The Seminar is based on the following two papers:

1. S. Knowles and M. Servatka (2015) "Transaction Costs, the Opportunity Cost of Time and Procrastination in Charitable Giving," Journal of Public Economics, 125, 54-63

We conduct a laboratory experiment to study whether giving people more time to donate to charity reduces donations. People may intend to donate, but because of the transaction costs of doing so, postpone making the payment until they are less busy, and having postponed making the donation once, keep postponing. We conjecture that transaction costs will have a greater effect on donations if the solicitation is received when the opportunity cost of time is high. We find evidence of a transaction cost reducing donations, with the size of this effect depending on the opportunity cost of time, but no statistically significant evidence that giving people more time to donate increases procrastination and thus reduces donations.

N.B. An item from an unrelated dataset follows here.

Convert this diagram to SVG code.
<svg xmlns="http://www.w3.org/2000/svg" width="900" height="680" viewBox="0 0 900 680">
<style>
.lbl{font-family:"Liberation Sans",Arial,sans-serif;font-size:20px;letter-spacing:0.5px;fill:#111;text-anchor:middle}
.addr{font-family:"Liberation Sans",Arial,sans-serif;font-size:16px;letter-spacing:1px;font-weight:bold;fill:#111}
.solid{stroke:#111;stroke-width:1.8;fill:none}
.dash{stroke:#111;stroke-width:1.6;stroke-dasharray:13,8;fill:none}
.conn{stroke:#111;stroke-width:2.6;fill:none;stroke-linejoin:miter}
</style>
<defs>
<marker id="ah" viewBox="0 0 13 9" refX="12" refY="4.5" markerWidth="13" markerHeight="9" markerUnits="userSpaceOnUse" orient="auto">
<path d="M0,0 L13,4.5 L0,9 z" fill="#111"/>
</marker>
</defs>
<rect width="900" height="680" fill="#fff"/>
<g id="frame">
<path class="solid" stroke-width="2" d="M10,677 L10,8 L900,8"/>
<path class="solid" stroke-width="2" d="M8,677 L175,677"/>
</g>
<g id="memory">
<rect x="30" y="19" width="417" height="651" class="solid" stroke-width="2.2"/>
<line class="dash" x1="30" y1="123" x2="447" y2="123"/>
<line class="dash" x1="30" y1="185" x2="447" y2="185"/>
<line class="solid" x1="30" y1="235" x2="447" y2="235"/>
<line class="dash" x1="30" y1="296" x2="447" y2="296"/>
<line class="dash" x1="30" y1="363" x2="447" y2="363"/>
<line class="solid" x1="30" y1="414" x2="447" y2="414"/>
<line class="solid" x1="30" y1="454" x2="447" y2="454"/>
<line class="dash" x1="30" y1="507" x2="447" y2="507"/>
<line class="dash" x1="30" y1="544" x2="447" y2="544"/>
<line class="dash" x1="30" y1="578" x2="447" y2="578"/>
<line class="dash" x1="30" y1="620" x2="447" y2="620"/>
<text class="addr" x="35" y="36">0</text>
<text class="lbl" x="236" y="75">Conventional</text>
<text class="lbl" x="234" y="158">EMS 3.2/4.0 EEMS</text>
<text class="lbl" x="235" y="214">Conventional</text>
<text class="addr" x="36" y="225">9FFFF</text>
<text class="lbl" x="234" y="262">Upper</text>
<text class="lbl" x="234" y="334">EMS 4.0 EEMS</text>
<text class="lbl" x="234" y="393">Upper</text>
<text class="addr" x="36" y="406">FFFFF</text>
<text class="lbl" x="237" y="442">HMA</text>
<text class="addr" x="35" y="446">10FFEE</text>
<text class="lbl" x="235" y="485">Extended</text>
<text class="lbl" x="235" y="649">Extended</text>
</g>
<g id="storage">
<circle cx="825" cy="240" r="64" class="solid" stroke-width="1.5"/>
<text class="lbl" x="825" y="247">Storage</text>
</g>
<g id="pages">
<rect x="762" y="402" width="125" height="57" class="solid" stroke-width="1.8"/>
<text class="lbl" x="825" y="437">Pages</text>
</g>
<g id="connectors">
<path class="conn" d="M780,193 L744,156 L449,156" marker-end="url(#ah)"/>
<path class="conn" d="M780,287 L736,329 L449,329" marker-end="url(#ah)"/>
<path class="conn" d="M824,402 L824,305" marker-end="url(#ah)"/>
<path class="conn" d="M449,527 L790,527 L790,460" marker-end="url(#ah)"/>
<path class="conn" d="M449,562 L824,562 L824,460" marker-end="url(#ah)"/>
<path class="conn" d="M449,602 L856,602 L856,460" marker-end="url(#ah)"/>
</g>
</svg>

2. S. Knowles, M. Servatka, and T. Sullivan (2016) "Deadlines, Procrastination, and Inattention in Charitable Giving: A Field Experiment," working paper.

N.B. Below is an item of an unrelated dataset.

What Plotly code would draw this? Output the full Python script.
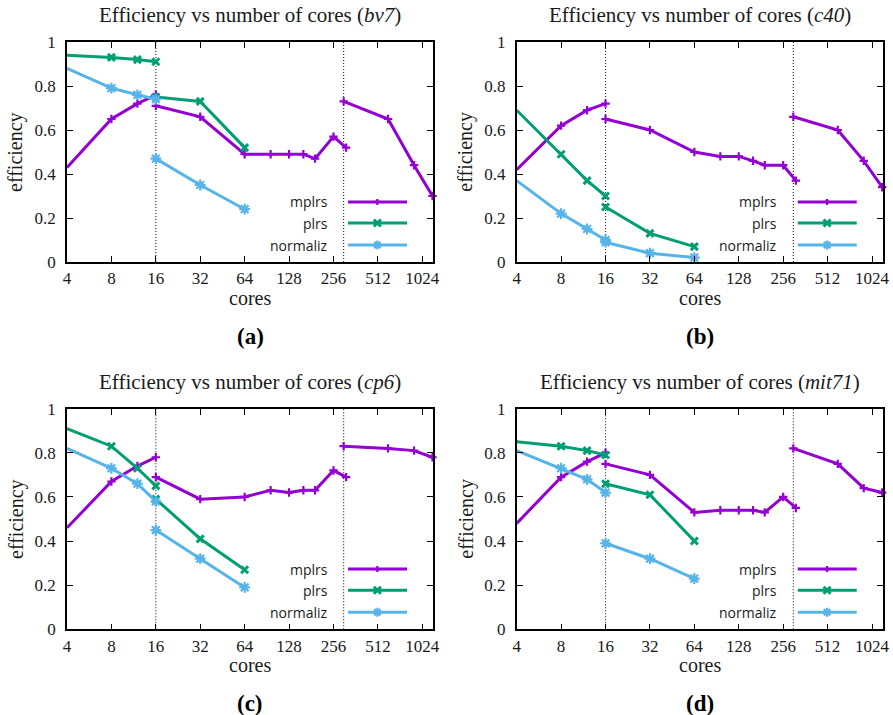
import math
import plotly.graph_objects as go

# ---------------- data ----------------
cores_ticks = [4, 8, 16, 32, 64, 128, 256, 512, 1024]
eff_ticks = [0, 0.2, 0.4, 0.6, 0.8, 1]
boundaries = [16, 300]

x_mplrs = [4, 8, 12, 16, None, 16, 32, 64, 96, 128, 160, 192, 256, 312, None, 300, 600, 900, 1200]
x_other = [4, 8, 12, 16, None, 16, 32, 64]

bv7_mplrs = [0.43, 0.65, 0.72, 0.76, None, 0.71, 0.66, 0.49, 0.49, 0.49, 0.49, 0.47, 0.57, 0.52, None, 0.73, 0.65, 0.44, 0.30]
bv7_plrs = [0.94, 0.93, 0.92, 0.91, None, 0.75, 0.73, 0.52]
bv7_normaliz = [0.88, 0.79, 0.76, 0.74, None, 0.47, 0.35, 0.24]

c40_mplrs = [0.42, 0.62, 0.69, 0.72, None, 0.65, 0.60, 0.50, 0.48, 0.48, 0.46, 0.44, 0.44, 0.37, None, 0.66, 0.60, 0.46, 0.34]
c40_plrs = [0.69, 0.49, 0.37, 0.30, None, 0.25, 0.13, 0.07]
c40_normaliz = [0.37, 0.22, 0.15, 0.10, None, 0.09, 0.04, 0.02]

cp6_mplrs = [0.46, 0.67, 0.74, 0.78, None, 0.69, 0.59, 0.60, 0.63, 0.62, 0.63, 0.63, 0.72, 0.69, None, 0.83, 0.82, 0.81, 0.78]
cp6_plrs = [0.91, 0.83, 0.73, 0.65, None, 0.59, 0.41, 0.27]
cp6_normaliz = [0.82, 0.73, 0.66, 0.58, None, 0.45, 0.32, 0.19]

mit71_mplrs = [0.48, 0.69, 0.76, 0.80, None, 0.75, 0.70, 0.53, 0.54, 0.54, 0.54, 0.53, 0.60, 0.55, None, 0.82, 0.75, 0.64, 0.62]
mit71_plrs = [0.85, 0.83, 0.81, 0.79, None, 0.66, 0.61, 0.40]
mit71_normaliz = [0.81, 0.73, 0.68, 0.62, None, 0.39, 0.32, 0.23]

instances = ["bv7", "c40", "cp6", "mit71"]
panel_labels = ["(a)", "(b)", "(c)", "(d)"]
series_names = ["mplrs", "plrs", "normaliz"]

# ---------------- styling ----------------
W, H = 893, 715
colors = {"mplrs": "#9400D3", "plrs": "#009E73", "normaliz": "#56B4E9"}
markers = {
    "mplrs": dict(symbol="cross-thin-open", size=6, line=dict(width=2.2, color=colors["mplrs"])),
    "plrs": dict(symbol="x-thin-open", size=7, line=dict(width=3, color=colors["plrs"])),
    "normaliz": dict(symbol="asterisk-open", size=9, line=dict(width=2.2, color=colors["normaliz"])),
}
serif = "Liberation Serif"
sans = "Open Sans"
txt = "#1a1a1a"

# plot-area boxes in pixels (left, right, top, bottom)
boxes = [
    (67, 433, 42, 262),
    (516.7, 882.7, 42, 262),
    (67, 433, 408.7, 629.3),
    (516.7, 882.7, 408.7, 629.3),
]

data = {
    "bv7": (bv7_mplrs, bv7_plrs, bv7_normaliz),
    "c40": (c40_mplrs, c40_plrs, c40_normaliz),
    "cp6": (cp6_mplrs, cp6_plrs, cp6_normaliz),
    "mit71": (mit71_mplrs, mit71_plrs, mit71_normaliz),
}

fig = go.Figure()
annotations = []
shapes = []

xr = [math.log10(4), math.log10(1210)]

for i, inst in enumerate(instances):
    L, R, T, B = boxes[i]
    xa = "x" if i == 0 else f"x{i+1}"
    ya = "y" if i == 0 else f"y{i+1}"
    xkey = "xaxis" if i == 0 else f"xaxis{i+1}"
    ykey = "yaxis" if i == 0 else f"yaxis{i+1}"
    fig.layout[xkey] = dict(
        domain=[L / W, R / W], anchor=ya, type="log", range=xr,
        tickvals=cores_ticks, ticktext=[str(v) for v in cores_ticks],
        ticks="inside", ticklen=6, tickwidth=1.3, tickcolor="black",
        showline=True, linecolor="black", linewidth=1.6, mirror="ticks",
        showgrid=False, zeroline=False, automargin=False,
        tickfont=dict(family=serif, size=17, color=txt),
    )
    fig.layout[ykey] = dict(
        domain=[1 - B / H, 1 - T / H], anchor=xa, range=[0, 1],
        tickvals=eff_ticks, ticktext=["0", "0.2", "0.4", "0.6", "0.8", "1"],
        ticks="inside", ticklen=6, tickwidth=1.3, tickcolor="black",
        showline=True, linecolor="black", linewidth=1.6, mirror="ticks",
        showgrid=False, zeroline=False, ticklabelstandoff=6, automargin=False,
        tickfont=dict(family=serif, size=17, color=txt),
    )

    # boundary dotted lines
    for b in boundaries:
        shapes.append(dict(type="line", xref=xa, yref=f"{ya} domain", x0=b, x1=b, y0=0, y1=1,
                           line=dict(color="#222222", width=1.1, dash="1px,2px"), layer="below"))

    ys = data[inst]
    for name, yv, xv in zip(series_names, ys, [x_mplrs, x_other, x_other]):
        fig.add_trace(go.Scatter(
            x=xv, y=yv, mode="lines+markers", name=name, showlegend=False,
            line=dict(color=colors[name], width=3), marker=markers[name],
            xaxis=xa, yaxis=ya, connectgaps=False, cliponaxis=False,
        ))

    # titles and labels
    cx = (L + R) / 2
    annotations.append(dict(
        text=f"Efficiency vs number of cores (<i>{inst}</i>)", x=cx / W, y=1 - (T - 27) / H,
        xref="paper", yref="paper", showarrow=False, xanchor="center", yanchor="middle",
        font=dict(family=serif, size=21, color=txt)))
    annotations.append(dict(
        text="cores", x=cx / W, y=1 - (B + 36) / H, xref="paper", yref="paper",
        showarrow=False, xanchor="center", yanchor="middle",
        font=dict(family=serif, size=20, color=txt)))
    annotations.append(dict(
        text="efficiency", x=(L - 51) / W, y=1 - ((T + B) / 2) / H, xref="paper", yref="paper",
        showarrow=False, xanchor="center", yanchor="middle", textangle=-90,
        font=dict(family=serif, size=20, color=txt)))
    annotations.append(dict(
        text=f"<b>{panel_labels[i]}</b>", x=cx / W, y=1 - (B + 74) / H, xref="paper", yref="paper",
        showarrow=False, xanchor="center", yanchor="middle",
        font=dict(family=serif, size=23, color="black")))

    # in-plot key (text left of sample, gnuplot style)
    key_rows = [0.273, 0.177, 0.077]
    for name, ky in zip(series_names, key_rows):
        annotations.append(dict(
            text=name, x=0.718, y=ky, xref=f"{xa} domain", yref=f"{ya} domain",
            showarrow=False, xanchor="right", yanchor="middle",
            font=dict(family=sans, size=14, color=txt)))
        shapes.append(dict(type="line", xref=f"{xa} domain", yref=f"{ya} domain",
                           x0=0.768, x1=0.929, y0=ky, y1=ky,
                           line=dict(color=colors[name], width=3)))
        if name == "mplrs":
            path = "M-3,0L3,0M0,-3L0,3"
            lw = 2.2
        elif name == "plrs":
            path = "M-3.5,-3.5L3.5,3.5M-3.5,3.5L3.5,-3.5"
            lw = 3
        else:
            path = "M-4.5,0L4.5,0M0,-4.5L0,4.5M-3.2,-3.2L3.2,3.2M-3.2,3.2L3.2,-3.2"
            lw = 2.2
        shapes.append(dict(type="path", xref=f"{xa} domain", yref=f"{ya} domain",
                           xsizemode="pixel", ysizemode="pixel", xanchor=0.848, yanchor=ky,
                           path=path, line=dict(color=colors[name], width=lw)))

fig.update_layout(
    width=W, height=H, margin=dict(l=0, r=0, t=0, b=0),
    paper_bgcolor="white", plot_bgcolor="white",
    showlegend=False, annotations=annotations, shapes=shapes,
)

fig.write_html("out.html", config={"displayModeBar": False},
               post_script="document.body.style.margin='0px';document.body.style.overflow='hidden';")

We conduct a field experiment to analyze the effect of deadline length on charitable tasks. Participants are invited to complete an online survey, with a donation going to charity if they do so. Participants are given either one week, one month or no deadline by which to respond. Completions are lower for the one month deadline, than for the other two treatments, consistent with the model of inattention developed in Taubinsky (2014) and also with the idea that not specifying a deadline conveys urgency.

Speaker Profile:

Maros Servatka is a Professor of Economics at the Macquarie Graduate School of Management and the Director of MGSM Vernon L. Smith Experimental Economics Laboratory. He received his MA in Quantitative Methods from the Warsaw School of Economics and his PhD in Economics from the University of Arizona. He previously held a postdoctoral position at the Sonder Forschungs Bereich 504 at the University of Mannheim and an Associate Professor position at University of Canterbury where he was also the Director of the New Zealand Experimental Economics Laboratory. He has held visiting positions at the George J. Stigler Center for the Economy and the State at the University of Chicago Booth School of Business and Weatherhead School of Management Case Western Reserve University.

Professor Servatka is the Founder and past President (2012-14) of Slovak Economic Association, the first professional association of Slovak economists. He currently serves on the executive committee of the association.  He also serves on the editorial board of Journal of Behavioral and Experimental Economics. Professor Servatka specializes in experimental and behavioral economics. His research has been published in European Economic Review, Experimental Economics, Journal of Economic Behavior and Organization, Journal of Economic Psychology, Journal of Public Economics, among others.